The movie, it should be admitted, comes across as slightly less tragic and cynical than Vonnegut’s original novel. One might think the happier ending would leave Vonnegut feeling like Hollywood had sold him out. But nothing doing. Vonnegut loved the movie.
It should be noted that the play that the above preface prefaces was also adapted into a TV movie in 1972, and it incorporated several characters from Vonnegut’s other works, including characters from “Cat’s Cradle,” “Player Piano,” “Happy Birthday, Wanda June,” “Harrison Bergeron,” and “Welcome to the Monkey House.” There was also, incidentally, a 1971 film of “Happy Birthday, Wanda June,” for which Vonnegut wrote the screenplay. These films of the 1970s seemed to reflect, in their style and collaborations, Vonnegut’s literary spirit.
There were multiple other Kurt Vonnegut film adaptations, of course, but they seemed to decrease in quality with each passing year. 1984 saw the release of “Slapstick of Another Kind,” adapted from Vonnegut’s book “Slapstick,” a bizarre interpretation of his relationship with his sister Alice, who died in 1958. The movie, starring Jerry Lewis and Madeline Kahn, made everything literal … and nearly unwatchable. The movie didn’t understand the book one iota, and isn’t the least bit funny. It’s not just a bad adaptation; it’s a bad movie.
Kurt Vonnegut passed away in 2007 at the age of 84. So it goes. However, he was alive for some of the worst imaginable film adaptations of his work. In 1995, his short story “Harrison Bergeron” was adapted into a 1995 TV movie starring Sean Astin. The short story takes place in the 2080s when “everyone was finally equal.” That is to say, everyone who is more talented than average has to wear special devices to make them mediocre. Harrison Bergeron is a seven-foot-tall godlike teenager who cannot be burdened by society’s weights.
The 1995 Showtime movie expands on that premise, depicting Harrison’s upbringing and delving further into the futuristic world. It’s nothing like Vonnegut’s story other than the weird Libertarian underpinnings.

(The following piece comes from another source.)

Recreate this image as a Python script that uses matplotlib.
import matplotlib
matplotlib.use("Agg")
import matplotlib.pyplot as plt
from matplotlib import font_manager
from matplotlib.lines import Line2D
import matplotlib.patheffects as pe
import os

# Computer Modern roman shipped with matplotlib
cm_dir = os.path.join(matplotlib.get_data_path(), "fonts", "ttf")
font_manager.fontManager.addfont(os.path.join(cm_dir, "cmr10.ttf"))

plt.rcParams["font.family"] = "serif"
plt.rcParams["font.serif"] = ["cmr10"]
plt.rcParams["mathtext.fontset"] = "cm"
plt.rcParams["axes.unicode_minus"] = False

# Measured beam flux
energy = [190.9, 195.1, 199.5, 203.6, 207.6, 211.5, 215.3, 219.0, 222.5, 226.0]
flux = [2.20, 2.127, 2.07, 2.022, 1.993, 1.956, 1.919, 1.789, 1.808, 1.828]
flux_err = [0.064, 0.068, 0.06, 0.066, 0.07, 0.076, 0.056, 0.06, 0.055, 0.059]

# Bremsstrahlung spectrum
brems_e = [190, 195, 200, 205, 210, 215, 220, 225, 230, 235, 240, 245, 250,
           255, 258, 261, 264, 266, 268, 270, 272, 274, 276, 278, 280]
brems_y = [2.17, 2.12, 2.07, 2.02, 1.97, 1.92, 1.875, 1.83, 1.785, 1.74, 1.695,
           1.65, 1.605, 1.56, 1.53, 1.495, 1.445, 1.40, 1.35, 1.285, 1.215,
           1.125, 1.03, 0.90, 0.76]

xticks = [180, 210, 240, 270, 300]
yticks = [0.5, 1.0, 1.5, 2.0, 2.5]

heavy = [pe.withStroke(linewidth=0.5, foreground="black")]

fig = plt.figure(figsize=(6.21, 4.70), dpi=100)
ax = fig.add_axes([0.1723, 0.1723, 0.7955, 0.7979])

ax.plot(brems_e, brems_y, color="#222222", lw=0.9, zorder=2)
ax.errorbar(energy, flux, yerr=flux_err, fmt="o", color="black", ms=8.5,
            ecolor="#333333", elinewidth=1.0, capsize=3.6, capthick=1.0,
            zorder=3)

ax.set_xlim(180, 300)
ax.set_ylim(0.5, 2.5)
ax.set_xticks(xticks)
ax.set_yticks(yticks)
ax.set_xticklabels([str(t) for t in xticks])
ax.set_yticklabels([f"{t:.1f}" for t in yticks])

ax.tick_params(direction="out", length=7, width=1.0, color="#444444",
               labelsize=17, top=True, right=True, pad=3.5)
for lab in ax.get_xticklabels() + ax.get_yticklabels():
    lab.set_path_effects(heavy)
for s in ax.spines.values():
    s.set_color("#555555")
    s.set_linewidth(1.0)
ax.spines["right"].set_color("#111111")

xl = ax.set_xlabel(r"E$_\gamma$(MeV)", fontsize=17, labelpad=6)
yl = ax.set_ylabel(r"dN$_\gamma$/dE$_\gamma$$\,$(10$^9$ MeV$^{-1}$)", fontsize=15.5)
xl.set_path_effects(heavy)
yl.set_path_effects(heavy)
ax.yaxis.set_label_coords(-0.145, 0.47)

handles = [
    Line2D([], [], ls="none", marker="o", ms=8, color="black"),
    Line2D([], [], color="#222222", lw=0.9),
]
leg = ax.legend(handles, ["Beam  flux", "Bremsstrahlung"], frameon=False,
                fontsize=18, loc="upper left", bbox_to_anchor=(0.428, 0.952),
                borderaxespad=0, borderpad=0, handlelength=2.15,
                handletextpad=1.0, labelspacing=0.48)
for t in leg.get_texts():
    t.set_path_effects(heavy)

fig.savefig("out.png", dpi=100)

1996 saw the release of “Mother Night,” a wartime drama starring Nick Nolte as Howard Campbell, a U.S. spy who smuggled coded messages to the Allies into Nazi propaganda. This required him to live among Nazis and speak their antisemitic propaganda on state radio. He became the voice of Germany. The story is fascinating, but the movie is very, veryboring.
And Alan Rudolph’s 1999 film adaptation of “Breakfast of Champions” is an utter mess. Vonnegut told a surreal sci-fi story with illustrations, and the movie is pure chaos, with new characters and subplots that Vonnegut never intended. Bruce Willis seems out of his element in the lead role as a salesman who is slowly losing his mind, and who gets a new life philosophy from a crazed sci-fi author named Kilgore Trout (Albert Finney). The film flopped amazingly hard.
It’s a good thing “Slaughterhouse-Five” is so good, because many of them are so, so bad. When will that “Sirens of Titan” movie get made?